I’ve seen the same pattern, so I now drop a cheap EC logger in the suspect coarse-lens well and pull chloride every 2–4 hours to pin the “36 hours” front and back-calc velocity before chasing BTEX. Small caveat: if there’s LNAPL perched above that 1e-3 m/s sand, a capillary break can let solute lead while diesel stalls, so I run a low-amplitude slug in the screened interval to confirm connectivity. Curious whether you had continuous EC at MW-4 or only grabs.
Chloride’s the express lane, but I’d also run a short saline pulse and log vertical EC across the screen to pinpoint the entry depth from the lens before BTEX shows. @jennifer_ada66 have you tried a heat-pulse flowmeter during a gentle pump to confirm if that “36 hours” front is dominated by one sub-interval? Caveat: ethanol blends can drag BTEX sooner than you expect.
Road salt masking the early signal drives me nuts, so on layered alluvium like yours — with that K about 1e-3 m/s coarse lens feeding MW-4 — I’ll run bromide instead of chloride and read it with a cheap Br- ISE for a clean early breakthrough. @jennifer_ada66, have you tried bromide on your saline pulses to keep the curve crisp? Just watch for minor anion exchange if nearby clays are present; in the coarse sand it’s effectively conservative.

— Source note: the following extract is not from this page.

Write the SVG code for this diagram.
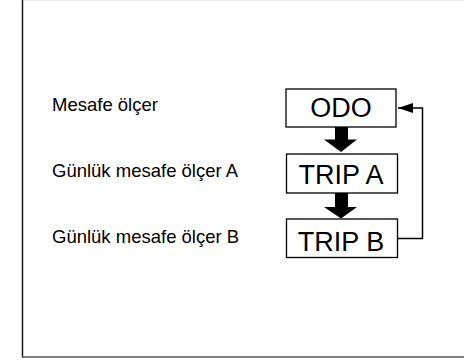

One tweak I’d try at MW-4: a 1–2 hr low-flow step test while logging EC and drawdown; the first sharp EC break tags the high-K sand connection and lets you back-calc apparent velocity so you aren’t waiting a day-and-a-half for BTEX to show, . Pairs nicely with @jennifer_ada66’s entry-depth logging, and it’s cheap. Was MW-4 a short screen or open over much of that interval?